2008

Jan 02, 2008 04:01

Last year, Rai, Julia and I made a few New Years resolutions about rock climbing -- I think it was a. to be climbing 5.10's by the end of the year and b. to go climbing twice a week. Which we more or less did, so I can feel good about that.

This is the first time I've ever seriously made New Year's resolutions, with the intention of keeping them, but I actually want to this year. None of these are things I haven't already begun doing and wouldn't do anyways, and I'm not doing them *because* they are my Resolutions, but I want to write them down so I can look back and see how they worked out.

1. Improve my relationship with my father. I have no illusions about him becoming my best friend and totally understanding and supporting me, but lately I've realized that we (me, mom and Becca) really do shut him out a lot and it's not fair. I've realized that if I didn't hate him, the things he does wouldn't bug me as much, and if I didn't get so angry about them, I wouldn't hate him as much. I understand that I can't change him, but I can change how I react to him and think of him. I can do my best to stop holding everything I'd like to change against him. I need to start treating him better, so I need to start stepping back and thinking about how I react to him. Practical steps include: Apologizing when I realize I've been a bitch to him, so I realize and remember both that I did it and that it was wrong. If he does something that I find genuinely frustrating, don't dwell on it. When I notice me and mom and Becca shutting him out and dissing him, try not to: defend him, ask myself if I would have a problem with either Mom or Becca doing the same thing, turn the conversation to something else. Try to actually talk to him. Listen to him. Answer his questions about my life (with real answers: "uh-huh" is not an answer). Explain the joke if he missed it. Most importantly, do my best not to take sides between him and mom. If I do take sides, be sure that it is because I genuinely agree with one and not the other, and don't take it on a personal level. Consciously or not, deliberately or not, Mom shuts him out a lot. I don't need to do the same thing. He doesn't shut her out, but I don't know if that's because he's just "a better person" or because he doesn't have the opportunity (if he tried, me and Becca would automatically side against him). So keep an eye out for that too, and don't fall for it.

Second (and possibly more difficult) goal: Do all this without turning against mom or Becca.

2. Keep rock climbing. Preferably twice a week, but (barring illness, injury or finals) at least once a week. Probably Friday. Aim for fun, challenging routes.

3. Help mom cook sometimes. Firstly because I want to learn how to cook, and also in the hopes that she'll make more interesting meals more often.

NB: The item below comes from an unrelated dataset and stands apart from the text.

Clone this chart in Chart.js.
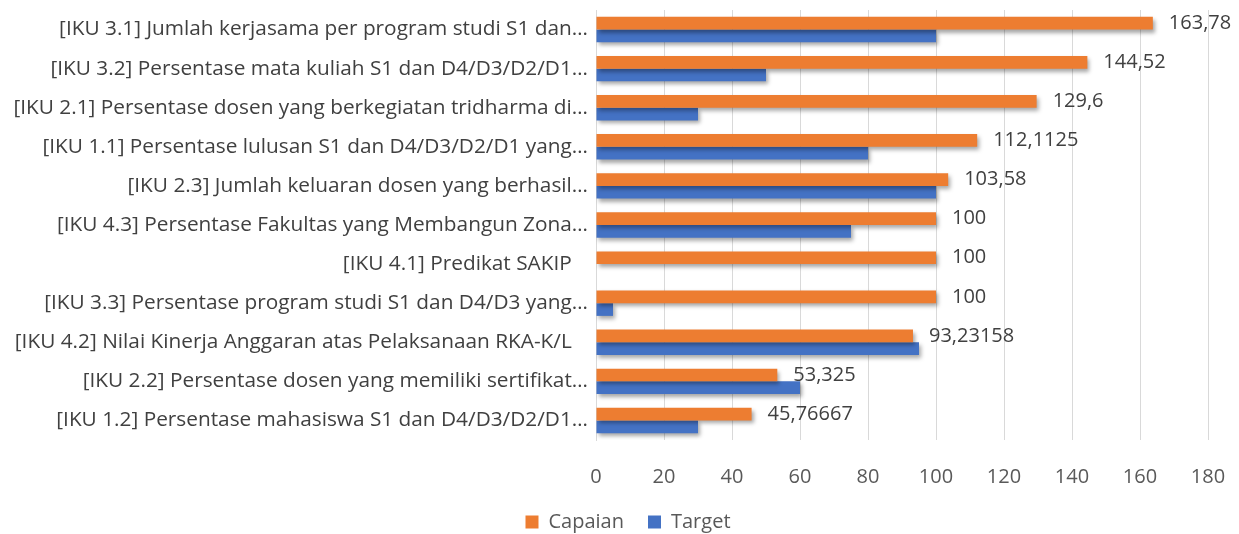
<!DOCTYPE html>
<html>
<head>
<meta charset="utf-8">
<script src="https://cdn.jsdelivr.net/npm/chart.js@4/dist/chart.umd.min.js"></script>
<style>
html,body{margin:0;padding:0;background:#fff;overflow:hidden;}
#wrap{width:1239px;height:542px;position:relative;}
</style>
</head>
<body>
<div id="wrap"><canvas id="c"></canvas></div>
<script>
const categories = [
  "[IKU 3.1] Jumlah kerjasama per program studi S1 dan…",
  "[IKU 3.2] Persentase mata kuliah S1 dan D4/D3/D2/D1…",
  "[IKU 2.1] Persentase dosen yang berkegiatan tridharma di…",
  "[IKU 1.1] Persentase lulusan S1 dan D4/D3/D2/D1 yang…",
  "[IKU 2.3] Jumlah keluaran dosen yang berhasil…",
  "[IKU 4.3] Persentase Fakultas yang Membangun Zona…",
  "[IKU 4.1] Predikat SAKIP   ",
  "[IKU 3.3] Persentase program studi S1 dan D4/D3 yang…",
  "[IKU 4.2] Nilai Kinerja Anggaran atas Pelaksanaan RKA-K/L   ",
  "[IKU 2.2] Persentase dosen yang memiliki sertifikat…",
  "[IKU 1.2] Persentase mahasiswa S1 dan D4/D3/D2/D1…"
];
const capaian = [163.78, 144.52, 129.6, 112.1125, 103.58, 100, 100, 100, 93.23158, 53.325, 45.76667];
const target = [100, 50, 30, 80, 100, 75, null, 5, 95, 60, 30];
const capaianLabels = ["163,78", "144,52", "129,6", "112,1125", "103,58", "100", "100", "100", "93,23158", "53,325", "45,76667"];
const xTicks = [0, 20, 40, 60, 80, 100, 120, 140, 160, 180];

const FONT = "'Open Sans', sans-serif";

const shadowPlugin = {
  id: 'shadow',
  beforeDatasetsDraw(chart) {
    const ctx = chart.ctx;
    ctx.save();
    ctx.shadowColor = 'rgba(0,0,0,0.35)';
    ctx.shadowBlur = 4;
    ctx.shadowOffsetX = 2;
    ctx.shadowOffsetY = 3;
  },
  afterDatasetsDraw(chart) {
    chart.ctx.restore();
  }
};

const legendShift = {
  id: 'legendShift',
  afterLayout(chart) {
    const l = chart.legend;
    if (l) { l.left += 24; l.right += 24; }
  }
};

const labelPlugin = {
  id: 'valueLabels',
  afterDatasetsDraw(chart) {
    const ctx = chart.ctx;
    const meta = chart.getDatasetMeta(0);
    ctx.save();
    ctx.font = "20px " + FONT;
    ctx.fillStyle = '#404040';
    ctx.textAlign = 'left';
    ctx.textBaseline = 'middle';
    meta.data.forEach((bar, i) => {
      ctx.fillText(capaianLabels[i], bar.x + 16, bar.y);
    });
    ctx.restore();
  }
};

new Chart(document.getElementById('c'), {
  type: 'bar',
  data: {
    labels: categories,
    datasets: [
      { label: 'Capaian', data: capaian, backgroundColor: '#ED7D31', borderWidth: 0 },
      { label: 'Target', data: target, backgroundColor: '#4472C4', borderWidth: 0 }
    ]
  },
  options: {
    indexAxis: 'y',
    responsive: true,
    maintainAspectRatio: false,
    animation: false,
    datasets: { bar: { categoryPercentage: 0.65, barPercentage: 1.0 } },
    layout: { padding: { top: 10, right: 31, bottom: 0, left: 0 } },
    scales: {
      x: {
        min: 0, max: 180,
        afterBuildTicks(scale) { scale.ticks = xTicks.map(v => ({ value: v })); },
        afterFit(scale) { scale.height = 48; scale.paddingLeft = 0; scale.paddingRight = 0; },
        grid: { color: '#d9d9d9', lineWidth: 1, drawTicks: false },
        border: { display: false },
        ticks: { color: '#595959', font: { family: FONT, size: 20 }, padding: 25 }
      },
      y: {
        afterFit(scale) { scale.width = 596; scale.paddingTop = 0; scale.paddingBottom = 0; },
        grid: { display: false, drawTicks: false },
        border: { display: true, color: '#d9d9d9' },
        ticks: { color: '#404040', font: { family: FONT, size: 20.8 }, padding: 8, autoSkip: false }
      }
    },
    plugins: {
      legend: {
        position: 'bottom',
        labels: { boxWidth: 13, boxHeight: 13, color: '#595959', font: { family: FONT, size: 20 }, padding: 24, useBorderRadius: false }
      },
      tooltip: { enabled: false }
    }
  },
  plugins: [shadowPlugin, labelPlugin, legendShift]
});
</script>
</body>
</html>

4. Finish holiday candy in a timely manner. Preferably within 1-2 months of said holiday. Because seriously, chocolate tastes way better before it goes stale.

5. Keep reading, drawing and writing. But do it because it's fun and I want to, not out of any obligations to others or need to preserve my self-identity. And if that doesn't work? Don't dwell on it. Do something else that makes me feel good and accomplished.

6. Be Happy. In as much as it is possible to choose to "be happy". Take classes I like and that interest me. Remember that whatever's going wrong, it's probably not the end of the world, and if it is then there's nothing I can do and I shouldn't worry about it anyways. Keep interacting with friends on at least a somewhat regular basis. Get enough sleep. Don't hate the world. Focus on and remember the good things, let the bad ones go. Don't hurt myself, obviously, but as the past several years have shown, some of that is inevitable. The more important thing is: try not to want to hurt myself.

Also, I'm challenging myself to make 50 completed drawings over the course of the next month, in the fashion of NaNoWriMo (aiming for 2 a day, so ideally 62, but 50 is the real goal). Because a picture is worth 1,000 words. I'd have done this during November, but that's NaNoWriMo and I don't want this to conflict. I was thinking of doing NaNo counting illustrations as 1k words, but their validator thing wouldn't recognize it and that would be sad (I could always cut and paste 1,000 random words per illustration, but that would feel like cheating). I'm not 100% sure how or if this will work or what all the rules are, but I want to try it. I may count words (stories accompanying pictures), or I may not. Most likely, I will not write anything worth including and won't have to decide. Ideally, the pictures (and possibly words) will form an overarching whole of some sort, held together by a common story or character(s) or world, making a stronger case for counting words, but it's unlikely that they all will be.

Pictures may or may not be posted anywhere, but if they are, there will be a link in my LJ.